First responders are taking extra steps to keep healthy from the coronavirus and they are pleading with the public for their help to make their jobs safer.

CHARLOTTE, N.C. — No matter if you're at home or out on a walk, if you have an emergency during this coronavirus outbreak, you should expect some changes when it comes to how first responders respond.

"If you have an emergency, Medic and our county responders are here to respond said," John Studnek, deputy director of Medic, said. 

However, as the coronavirus spreads throughout the area, Medic is asking everyone, only call 9-11 for emergencies.

"If you do not have an emergency, such as a fever or just a cough, we'd ask that you access information about coronavirus through

other methods besides 9-11," he said at a county press conference held by Mecklenburg County officials on Thursday.

Those methods include a doctor's office, a clinic, or nurse-advice line, Studnek added.

If you have an emergency and Medic is dispatched, don't be surprised to be asked coronavirus questions by the 9-11 operator. They will ask questions regarding COVID-19 symptoms, and recent travel history, according to Studnek.

When paramedics arrive on scene they will confirm your answers to those questions, again, for their own safety.

Studnek said they will also take your temperature. 

"If you present with a fever and a cough, our provider will hand you a surgical mask to place on your face, and will take one moment to step out to the ambulance to put on appropriate protective equipment," he explained. 
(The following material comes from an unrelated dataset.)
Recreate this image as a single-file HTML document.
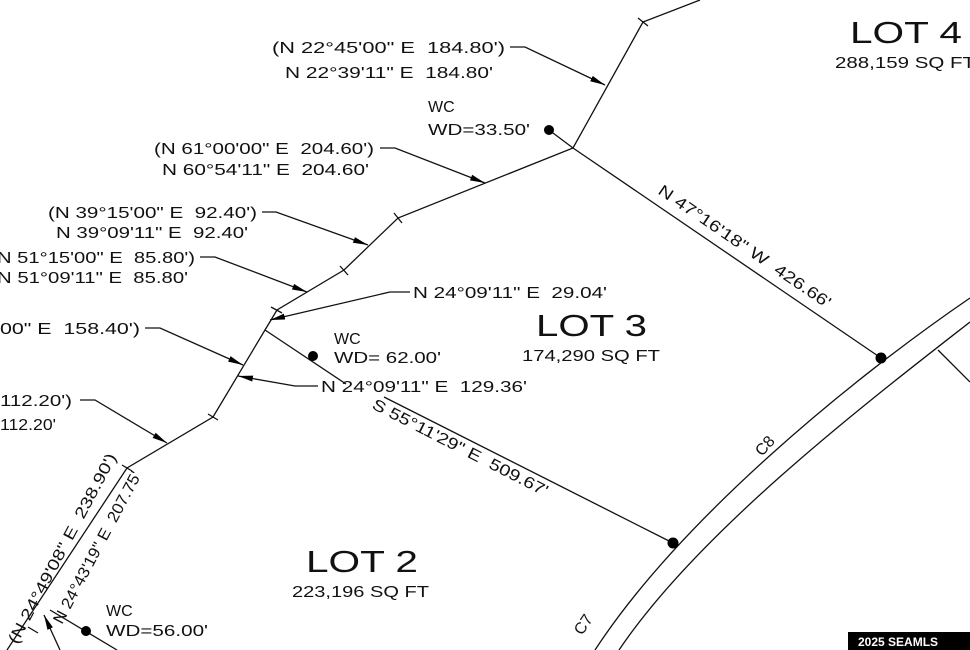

Police officers around the area are also on the frontlines, coming in contact with the community on a daily basis.

"Of course we're concerned," said CMPD Deputy Chief Jeff Estes at the press conference. 

As police departments across the country battle retention and recruitment troubles already, the Seattle Times reports five Seattle officers are now in quarantine after being exposed to COVID-19. 

CMPD says they have plans in place if officers get the virus.

"We haven't seen those type of outages yet, but and if we do, we'll address them," Estes said. "We absolutely are prepared. We not only have contingency operations not just for this type of pandemic, but we have an all-hazards plan that spells out what our staffing would be."

A race to stop the spread for everyone, starting with first responders.